Eso sí que hubiera sido un capítulo especial de una memoria histórica no contemplada en ninguna ley, ni promovida por ningún juez de este mundo que hubiera mandado buscar en no sé qué fosa… Y no es que hayan faltado intentonas de demostrarnos que Jesucristo seguía bien muerto y enterrado, algunos incluso muy recientes.
Jesucristo no es recuerdo histórico, es presencia viva
Ocurre, sin embargo, que los difuntos de nuestra memoria histórica sí que están bien muertos —muchos de ellos no bien enterrados—; ocurre que ninguno de ellos ha vuelto del cementerio ni siquiera para recordarnos que no los olvidemos, a pesar de que nuestros camposantos están plagados de piedras que dicen “No te olvidamos” y, si somos sinceros, sí los olvidamos.
Ocurre, con todo, que Jesucristo sí volvió del cementerio, sí salió de su tumba: la Magdalena lo vio (Mc 16,9 y Jn 20,11-18), lo vieron las santas mujeres (Mt 28,9-10), los dos discípulos de Emaús (Lc 24,13-33); lo vio Pedro (Lc 24,34), lo vieron los Apóstoles (Jn 20,19-23.26-29; 21,1-14; Mt 28,16-30; Lc 24,50, Hch 1,1-8), lo vio Santiago (1Co 15,7), también Pablo camino de Damasco, primer perseguidor acérrimo de los cristianos (1Co 15,8), y “ más de quinientos hermanos a la vez” (1Co 15,6).
Ocurre que la memoria histórica de Jesucristo no empieza en Belén y termina en el Gólgota, sino que “la Palabra que existía en el principio” (Jn 1,1), “por la que se hicieron todas las cosas” (Jn 1,3; Col 1,15), sigue hoy viva por su resurrección, ocurrida ante las mismas barbas de los soldados guardianes dormidos (cfr. Mt 18,11-15), viva porque Él es el origen y meta del universo, el Alfa y la Omega de todas las cosas, el que es el mismo “hoy, ayer y siempre” (Hb 13,8), pues “el cielo y la tierra pasarán, pero mis palabras no pasarán” (Mt 24,35).
De Alejandro Magno, del Cid Campeador, de Colón, Napoleón, Beethoven o Fleming… (y de cada uno de las miríadas y miríadas de seres humanos que nos han precedido en el sueño de la paz) podemos hacer memoria histórica, podemos recordarlos. Sí, podemos hasta celebrar sus efemérides, pero no hacer un memorial. Es decir, no podemos hacerlos presentes y vivos entre nosotros. Esto sólo lo hace Dios y acontece con su Hijo Jesucristo, resucitado de entre los muertos, de una vez para siempre (Rm 6,8-10).

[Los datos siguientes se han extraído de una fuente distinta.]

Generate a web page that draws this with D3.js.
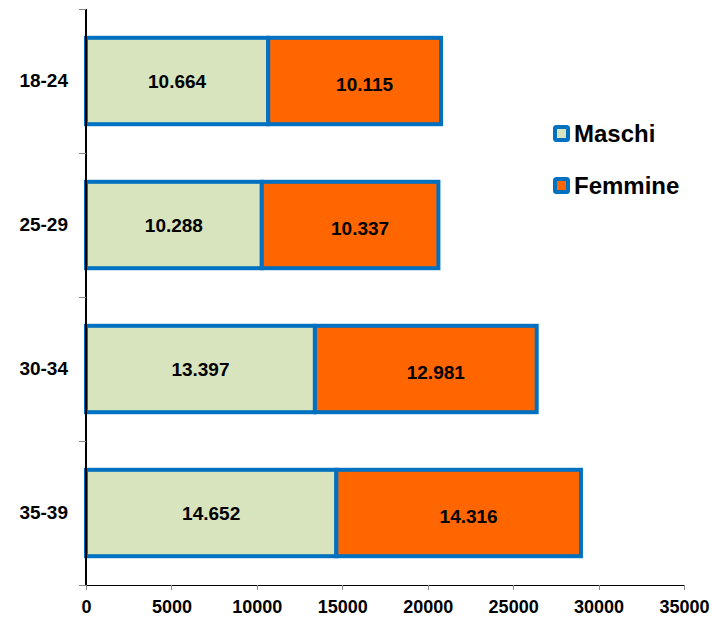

Esta sí que es una auténtica memoria histórica: la presencia de Jesucristo, que padeció y murió por nosotros y está vivo, hoy, aquí, ahora.
acuérdate de Cristo resucitado
El racionalismo actualizado lo seguirá negando, porque solo admitirá lo que ve y palpa, lo que experimenta y comprueba, sin darse cuenta de que las categorías racionales humanas están muy por debajo y al margen de las categorías divinas de la fe. A Santo Tomás le pasó lo mismito: “Si no veo en sus manos la señal de los clavos y no meto mi dedo en el agujero de los clavos y no meto mi mano en su costado, no creeré” (Jn 20,25).
Jesucristo recogió el guante de este reto y le salió al paso: “Acerca tu dedo y aquí tienes mis manos; trae tu mano y métela en mi costado, y no seas incrédulo, sino creyente” (v 27). Tomás lo vio, palpó y creyó; y, como respuesta a la confesión de Tomás —la fe sobre la razón, no contra la razón—, Jesús se dirigió a nosotros, hombres de hoy: “Dichosos los que aun no viendo creen” (v. 29).
A un corazón límpido y sencillo, sin “pre”-juicios, el Espíritu Santo le incita a ver a Jesús resucitado, vivo en la historia, es decir, en los acontecimientos concretos y prosaicos de la vida diaria.
Este anuncio sí que llena de esperanza en medio de este mundo catapultado en olas de muerte por doquier (guerras, aborto y eutanasia); este anuncio nos permite mirar adelante y hacia arriba, conscientes de que “no tenemos aquí una morada permanente” (Hb 13,14) y que, si “corren días malos” (Ef 5,16), lo bueno y lo mejor está siempre por venir, porque Dios es Luz y Amor y no hay sitio para las tinieblas ni el desamor, el odio o la indiferencia. Porque, en definitiva, de nuevo está por venir otra vez Jesucristo, al final de los tiempos, objeto y premio de nuestra esperanza.
¡Esto sí que es una gran memoria histórica! Por eso, “acuérdate de Jesucristo, resucitado de entre los muertos” (2Tm 2,8).